In years to come I would wonder if having had that time to let my hair down, something Brendan never had, could in some way have contributed to our break-up because we weren’t on exactly the same path.
When I met the man I was to marry, Kevin, he told me he’d done lots of partying in his life. I was thrilled because I knew he would never be worrying that he’d missed out on something!
DECISIONS, DECISIONS …
As you can see, I made some very difficult decisions in my teens – leaving Klavs, and giving up dancing. I wish I’d known about this classic NLP exercise at the time. It really helps you to find out if the decision you’re contemplating is the one you truly desire. I recommend you try it whenever you face a dilemma of some kind in your life.
With a specific question in mind, in this example about taking a year off abroad, say, ‘Should I go travelling for a year?’ Go through the model below, step by step, writing down your replies to each question.
1. What will happen if I don’t? For the example above, the answer could be, ‘If I don’t go abroad and travel I will regret it later in life or I will be without those memories.’
2. What will happen if I do? You may say, ‘If I go, I’ll feel proud of myself for travelling on my own and I’ll come home feeling inspired and happy having fulfilled one of my dreams.’
3. What won’t happen if I do?
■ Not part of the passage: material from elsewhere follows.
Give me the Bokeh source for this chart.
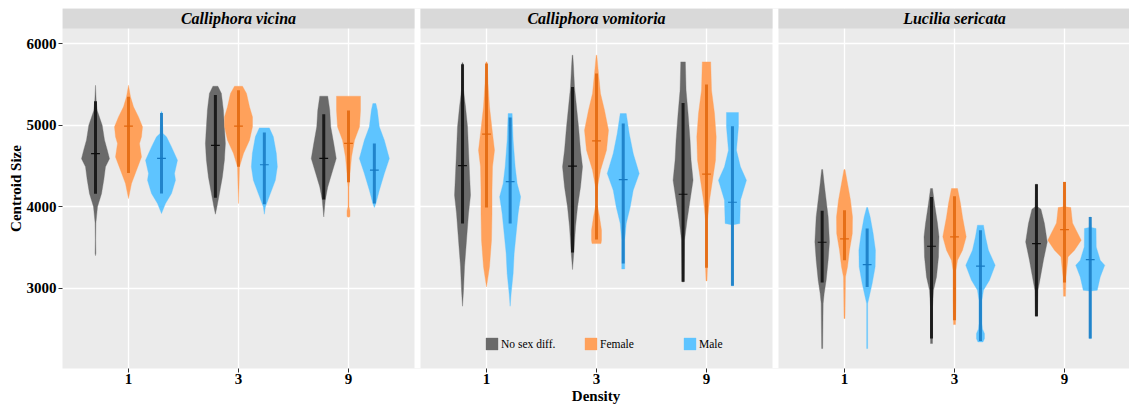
from bokeh.plotting import figure
from bokeh.models import FixedTicker, Legend, LegendItem, Range1d
from bokeh.embed import file_html
from bokeh.resources import INLINE
from bokeh.core.properties import value

# ---------------- data ----------------
SPECIES = ["Calliphora vicina", "Calliphora vomitoria", "Lucilia sericata"]
DENSITIES = ["1", "3", "9"]
SEXES = ["No sex diff.", "Female", "Male"]
Y_TICKS = [3000, 4000, 5000, 6000]

# violin profiles: (centroid size, relative density half-width)
vicina_1_nosex = [(5490, 0), (5300, 0.7), (5180, 1.7), (5000, 6.7), (4820, 9), (4700, 11.7), (4590, 14), (4490, 10), (4330, 8.3), (4160, 6), (4000, 2), (3800, 0.4), (3600, 0.2), (3430, 0.4), (3400, 0)]
vicina_1_female = [(5490, 0), (5348, 2), (5225, 5), (5102, 10), (4980, 14), (4857, 13), (4775, 11), (4610, 13), (4448, 8), (4284, 3), (4100, 0)]
vicina_1_male = [(5164, 0.5), (4898, 1.5), (4857, 5), (4734, 10), (4570, 16), (4407, 13), (4325, 14), (4161, 10), (4039, 4), (3916, 0)]
vicina_3_nosex = [(5478, 2.5), (5389, 6), (5184, 8), (4980, 9), (4775, 10), (4570, 9), (4366, 7), (4161, 4), (3998, 1.5), (3908, 0)]
vicina_3_female = [(5478, 4), (5389, 8), (5225, 11), (5102, 14), (4980, 14), (4816, 11), (4652, 5), (4489, 1), (4243, 0.5), (4039, 0)]
vicina_3_male = [(4967, 5), (4857, 9), (4652, 12), (4489, 13), (4325, 11), (4161, 6), (3998, 1), (3908, 0)]
vicina_9_nosex = [(5356, 4), (5184, 6), (4980, 7), (4775, 10), (4591, 12.5), (4407, 8), (4243, 4), (4080, 1.5), (3875, 0)]
vicina_9_female = [(5356, 12), (5184, 12), (4980, 11), (4816, 6), (4610, 3), (4407, 1.5), (4243, 0.5), (4000, 0.5), (3950, 1.5), (3880, 1.5), (3870, 0)]
vicina_9_male = [(5266, 1.5), (5184, 3), (4980, 5), (4816, 10), (4591, 15), (4407, 10), (4202, 5), (4039, 1.5), (3990, 0)]

vomitoria_1_nosex = [(5765, 0.5), (5430, 1), (5225, 3), (4980, 5), (4693, 6), (4407, 7), (4141, 8), (3916, 6), (3589, 4), (3262, 2), (2976, 1), (2779, 0)]
vomitoria_1_female = [(5777, 0.5), (5511, 1.5), (5225, 3), (4898, 6), (4693, 8), (4489, 6), (4202, 5.5), (3916, 5.5), (3589, 5), (3262, 3), (3016, 0)]
vomitoria_1_male = [(5143, 2), (4816, 3), (4489, 5), (4284, 7), (4121, 10.5), (3916, 8), (3671, 6), (3425, 4), (3180, 3), (2935, 1), (2779, 0)]
vomitoria_3_nosex = [(5859, 0.3), (5716, 1), (5470, 2), (5225, 4), (4980, 6), (4693, 8), (4489, 10), (4243, 8), (3998, 5), (3753, 3), (3466, 1.5), (3229, 0)]
vomitoria_3_female = [(5859, 0.3), (5634, 2), (5388, 4), (5184, 8), (4939, 12), (4693, 10), (4448, 4), (4243, 1), (4039, 0.5), (3875, 3), (3712, 5), (3589, 5), (3548, 4.5)]
vomitoria_3_male = [(5143, 3), (4898, 6), (4652, 10), (4407, 16), (4202, 10), (3998, 7), (3794, 3), (3589, 1.5), (3466, 1.5), (3237, 1.5)]
vomitoria_9_nosex = [(5777, 2.3), (5430, 3), (5143, 5), (4816, 7), (4570, 8), (4325, 10), (4080, 7), (3835, 4), (3589, 1.5), (3078, 1)]
vomitoria_9_female = [(5777, 4.2), (5430, 5), (5143, 8), (4857, 9.7), (4570, 9), (4325, 6), (4080, 3), (3835, 1), (3262, 1), (3090, 0.5)]
vomitoria_9_male = [(5156, 6), (4980, 6), (4693, 4), (4489, 8), (4325, 14), (4080, 8), (3794, 7.3), (3780, 1), (3029, 1)]

lucilia_1_nosex = [(4456, 0.5), (4284, 2), (4080, 4), (3875, 6), (3568, 7.3), (3343, 6), (3098, 4), (2934, 2), (2812, 1), (2260, 0.5)]
lucilia_1_female = [(4456, 0.5), (4284, 3), (4080, 6), (3875, 8), (3671, 7.8), (3466, 5), (3262, 3), (3139, 1), (2628, 0.5)]
lucilia_1_male = [(3990, 0.5), (3875, 3), (3671, 6), (3466, 8.3), (3262, 8), (3057, 5), (2893, 2), (2812, 0.5), (2260, 0.5)]
lucilia_3_nosex = [(4223, 1), (4039, 3), (3793, 6), (3630, 7.5), (3384, 7), (3139, 5), (2975, 2), (2771, 1), (2321, 1)]
lucilia_3_female = [(4223, 3), (4039, 6), (3875, 8), (3630, 11.7), (3466, 8), (3343, 3), (3221, 1.5), (2853, 1.5), (2554, 1)]
lucilia_3_male = [(3773, 3), (3630, 5), (3466, 8), (3282, 14.7), (3098, 9), (2975, 3), (2853, 1.5), (2566, 1.5), (2500, 2), (2444, 4), (2380, 4), (2341, 2.5)]
lucilia_9_nosex = [(4276, 0.8), (4000, 1.2), (3970, 4.5), (3793, 8), (3568, 10.8), (3343, 7), (3139, 4), (2975, 1.5), (2656, 1)]
lucilia_9_female = [(4304, 1), (4000, 1.2), (3990, 6.3), (3800, 8), (3589, 16.7), (3466, 10), (3384, 3.5), (3139, 1.5), (2902, 1)]
lucilia_9_male = [(3875, 0.5), (3745, 1), (3732, 5.8), (3507, 6), (3343, 10), (3282, 14.5), (3139, 10), (2975, 7), (2967, 1), (2382, 1)]

# summary lines: order = density 1 (no sex, female, male), density 3 (...), density 9 (...)
vicina_low = [4160, 4415, 4161, 4110, 4489, 4030, 4088, 4300, 4039]
vicina_high = [5295, 5348, 5151, 5370, 5430, 4910, 5133, 5180, 4777]
vicina_mid = [4652, 4988, 4593, 4752, 4988, 4515, 4593, 4777, 4448]
vomitoria_low = [3794, 3990, 3794, 3438, 3597, 3303, 3078, 3250, 3029]
vomitoria_high = [5748, 5757, 5094, 5470, 5634, 5021, 5274, 5499, 4988]
vomitoria_mid = [4505, 4890, 4309, 4497, 4808, 4333, 4153, 4399, 4055]
lucilia_low = [3069, 3343, 3016, 2382, 2607, 2353, 2656, 3070, 2382]
lucilia_high = [3949, 3957, 3732, 4120, 4129, 3711, 4276, 4304, 3875]
lucilia_mid = [3564, 3605, 3290, 3515, 3630, 3270, 3548, 3720, 3352]

PROFILES = [
    [vicina_1_nosex, vicina_1_female, vicina_1_male, vicina_3_nosex, vicina_3_female, vicina_3_male, vicina_9_nosex, vicina_9_female, vicina_9_male],
    [vomitoria_1_nosex, vomitoria_1_female, vomitoria_1_male, vomitoria_3_nosex, vomitoria_3_female, vomitoria_3_male, vomitoria_9_nosex, vomitoria_9_female, vomitoria_9_male],
    [lucilia_1_nosex, lucilia_1_female, lucilia_1_male, lucilia_3_nosex, lucilia_3_female, lucilia_3_male, lucilia_9_nosex, lucilia_9_female, lucilia_9_male],
]
LOWS = [vicina_low, vomitoria_low, lucilia_low]
HIGHS = [vicina_high, vomitoria_high, lucilia_high]
MIDS = [vicina_mid, vomitoria_mid, lucilia_mid]

# ---------------- layout / style ----------------
PANEL_W = 3.2                 # discrete axis: 3 categories + 0.6 expansion each side
GAP = 6 / 110.0               # gap between facets (x units)
DENS_SCALE = 1 / 110.0        # relative density -> x units
PANEL_X0 = [k * (PANEL_W + GAP) for k in range(3)]
# dodge offsets (left, right) per panel & density
DODGE = [
    [(-0.30, 0.30), (-0.21, 0.235), (-0.225, 0.235)],
    [(-0.218, 0.215), (-0.218, 0.243), (-0.213, 0.236)],
    [(-0.203, 0.206), (-0.209, 0.236), (-0.255, 0.234)],
]
FILL = ["#6A6A6A", "#FFA15B", "#5EC4FF"]
LINE = ["#0D0D0D", "#E2660C", "#1679C2"]
Y0, Y1 = 2015, 6432
PLOT_TOP = 6186
FONT = "Liberation Serif"

p = figure(width=1129, height=415, output_backend="svg", toolbar_location=None,
           x_range=Range1d(0, 1067 / 110.0), y_range=Range1d(Y0, Y1),
           min_border_left=62, min_border_right=0, min_border_top=8, min_border_bottom=47,
           background_fill_color="#EBEBEB", border_fill_color="white", outline_line_color=None)

# ticks
xt = []
overrides = {}
for k in range(3):
    for j in range(3):
        xv = round(PANEL_X0[k] + 0.6 + j, 6)
        xt.append(xv)
        overrides[xv] = DENSITIES[j]
p.xaxis.ticker = FixedTicker(ticks=xt)
p.xaxis.major_label_overrides = overrides
p.yaxis.ticker = FixedTicker(ticks=Y_TICKS)
for ax in (p.xaxis, p.yaxis):
    ax.axis_line_color = None
    ax.major_tick_line_color = "#333333"
    ax.major_tick_out = 4
    ax.major_tick_in = 0
    ax.minor_tick_line_color = None
    ax.major_label_text_font = FONT
    ax.major_label_text_font_style = "bold"
    ax.major_label_text_font_size = "15px"
    ax.major_label_text_color = "black"
    ax.axis_label_text_font = FONT
    ax.axis_label_text_font_style = "bold"
    ax.axis_label_text_font_size = "15px"
    ax.axis_label_text_color = "black"
p.yaxis.major_label_standoff = 2
p.xaxis.major_label_standoff = 1
p.yaxis.axis_label = "Centroid Size"
p.xaxis.axis_label = "Density"
p.yaxis.axis_label_standoff = 0
p.xaxis.axis_label_standoff = 1
p.grid.grid_line_color = "white"
p.grid.grid_line_width = 1.3

# facet gaps and strips
p.quad(left=[PANEL_X0[k] + PANEL_W for k in range(2)], right=[PANEL_X0[k + 1] for k in range(2)],
       bottom=Y0, top=Y1, fill_color="white", line_color=None)
p.quad(left=PANEL_X0, right=[x + PANEL_W for x in PANEL_X0], bottom=PLOT_TOP, top=Y1,
       fill_color="#D9D9D9", line_color=None)
p.text(x=[x + PANEL_W / 2 for x in PANEL_X0], y=[(PLOT_TOP + Y1) / 2] * 3, text=SPECIES,
       text_font=value(FONT), text_font_style="bold italic", text_font_size=value("16px"),
       text_align="center", text_baseline="middle", text_color="black")

# violins
renderers = []
for s in range(3):
    xs, ys = [], []
    lx, ly0, ly1, mid = [], [], [], []
    for k in range(3):
        for j in range(3):
            idx = j * 3 + s
            off = 0.0 if s == 1 else DODGE[k][j][0 if s == 0 else 1]
            xc = PANEL_X0[k] + 0.6 + j + off
            prof = PROFILES[k][idx]
            vals = [v for v, _ in prof]
            ws = [w * DENS_SCALE for _, w in prof]
            xs.append([xc + w for w in ws] + [xc - w for w in reversed(ws)])
            ys.append(vals + vals[::-1])
            lx.append(xc)
            ly0.append(LOWS[k][idx])
            ly1.append(HIGHS[k][idx])
            mid.append(MIDS[k][idx])
    r = p.patches(xs=xs, ys=ys, fill_color=FILL[s], line_color=FILL[s], line_width=0.6, line_alpha=0.6)
    renderers.append(r)
    p.segment(x0=lx, y0=ly0, x1=lx, y1=ly1, line_color=LINE[s], line_width=3, line_alpha=0.85)
    p.segment(x0=[x - 0.04 for x in lx], y0=mid, x1=[x + 0.04 for x in lx], y1=mid,
              line_color=LINE[s], line_width=1.2)

legend = Legend(items=[LegendItem(label=SEXES[s], renderers=[renderers[s]]) for s in range(3)],
                orientation="horizontal", location=(422, 17), glyph_width=15, glyph_height=15,
                label_width=80, spacing=2, label_standoff=2, padding=0, margin=0,
                border_line_alpha=0, background_fill_alpha=0,
                label_text_font=FONT, label_text_font_size="11.5px", label_text_color="black")
p.add_layout(legend)

open("out.html", "w").write(file_html(p, INLINE))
You might answer, ‘I won’t have any regrets of what might have been.’
4. What won’t happen if I don’t go? Maybe your answer will be something along the lines of, ‘I won’t come home feeling excited’ or ‘I won’t have spent my savings.’
Try the same exercise for all sorts of different scenarios, for example, ‘Should I stay in this job?’, ‘Should I start exercising?’, ‘Should I give up smoking?’ You’ll usually find it’s much easier to reach a decision once you have answered all four questions and seen your answers to them written down. The intention behind why we want to do certain things also becomes more apparent, which helps us in a decision-making situation.